Rhonda LeValdo, Acoma Pueblo and the newly elected vice president of NAJA, had also been previously scheduled to ask a question of both Obama and McCain but, like Arviso, she was told hours before the event that there was no room for her participation. She had planned on asking about how the candidates would deal with the educational needs of the Indian population that are not being met.

Instead, she was told that the Obama camp and CNN organizers would allow just one journalist from each of UNITY's minority journalist organizations to ask a single question.

''I just felt like our worth is more than one question,'' said LeValdo, who is currently working under an online journalism fellowship with the ''NewsHour with Jim Lehrer'' program.

''It was almost like the whole event was not being run by UNITY. I almost felt like they were not in charge anymore.''

She noted that CNN reporters were given a lion's share of the time to ask Obama many questions during his appearance - none of which focused on Indian issues.

The sole Native journalist who was allowed to ask Obama a question - Brian Bull, assistant news director with Wisconsin Public Radio - said he, too, was surprised not only by how the logistics of the event unfolded, but also by Obama's response to his question.

Bull asked the senator whether an Obama administration ''would issue an apology to Native Americans for the atrocities they've endured for the past 500 years.'' He noted in his question that the prime ministers of Australia and Canada have recently apologized for their countries' past negative treatments of indigenous people.

''You know, I personally would want to see our tragic history or the tragic elements of our history acknowledged,'' Obama responded. ''And I think that there's no doubt that, when it comes to our treatment of Native Americans, as well as other persons of color in this country, that we've got some - some very sad and difficult things to account for.

''You know, what an official apology would look like, how it would be shaped, that's something that I would want to consult with Native American tribes and councils to talk about, and - because, obviously, as sovereign nations, they also have a whole host of other issues that they're concerned about and that they've prioritized.''

Obama added that he wants to set up annual meetings with tribal leaders to be sure a range of their issues are being addressed.

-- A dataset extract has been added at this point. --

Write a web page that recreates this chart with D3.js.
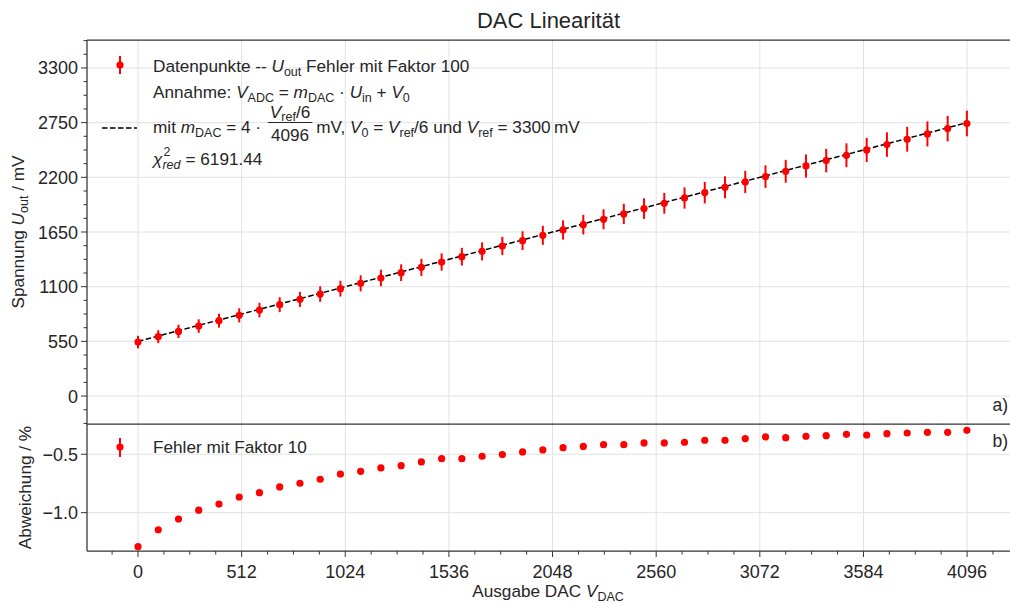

He said it's important to offer not just words, like an apology, but to also offer deeds.

''I'm more concerned about delivering a better life and creating a better relationship with the Native American peoples than anything else.''

Bull said he was surprised by Obama's response, since the senator had no problem offering definite presidential plans during his recent trip to the Middle East.

''It was an interesting contrast. It may send some mixed messages throughout Indian country, especially given the actions by the Canadian and Australian prime ministers.''

Corey Ealons, a spokesman for the Obama campaign, said he believed the event went off ''great,'' especially considering that the senator had been coming off several days of tiring international travel.

In terms of taking more questions from Natives and other minority journalists, Ealons said it was ''not [Obama's] call.'' When asked to elaborate, Ealons said the lack of more questions was ''based on the timing of the programming and based on other factors that were taken into consideration.'' He did not answer whether the Obama campaign purposely restricted questions.

''Sen. Obama did come, he did participate, and he did make himself available,'' Ealons said.

While Obama received his share of criticism from Native journalists, many were also taken aback by McCain's lack of an appearance at UNITY.

''I wish something could have been worked out,'' Bull said. ''There are accounts that he was working with potential GOP donors during that same week. The greatest irony I find in McCain's absence is that he has been complaining that he is not getting anywhere near the media attention Obama is receiving. ... Yet he passed up the opportunity to appear at UNITY.''

''It really looks bad for him, like he doesn't care about what minority journalists think,'' LeValdo assessed of McCain's lack of appearance.